Shemelya and DeMeo’s current research has made use of advancements in technological materials that allow an expansion in the reach and utilization of TPVs.
“We applied some new material technology that [was] developed through the field of infrared filter detectors, infrared cameras,” Vandervelde said. “We’ve applied that new technology now to the idea of TPVs, to create devices that are actually functional, usable in a marketable setting.”
Vandervelde said the current research looks at the diagram of harvesting waste heat from processes such as glass and steel making.
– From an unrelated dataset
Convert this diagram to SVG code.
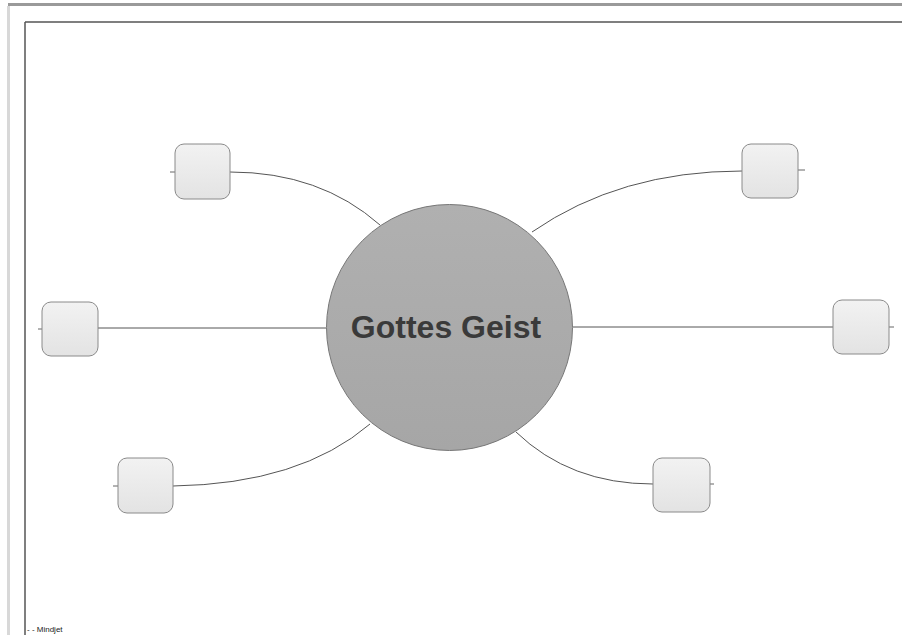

As the processes release heat into the environment, TPVs allow factories to capture some of the lost energy and recycle it into other factory processes, such as powering lights or heaters, according to Vandervelde.
Shemelya and DeMeo will focus their future research on further decreasing the temperature of source heat and generalizing the technology used.
“By harvesting the waste heat, you basically can improve the efficiency of any device, whether it’s an industry process, your iPhone, blender, dish−washer, home heater,” Vandervelde said. “We can improve the efficiency of the energy cost of running it.”
TPVs have the potential to act as a sort of buffer when switching from a non−renewable to a renewable energy source.
As they do not require completely new energy bases, TPV technology can be applied to current energy sources to increase energy efficiency, according to Shemelya.
“By ... implementing [TPV technology] in current energy sources, you are allowing [a] decrease [in] the amount of waste sources that are needed to produce the same amount of power,” Shemelya said.
“So we are in a unique position where we were trying to create a technology that can act as a buffer while we are trying to move towards completely renewable energy.”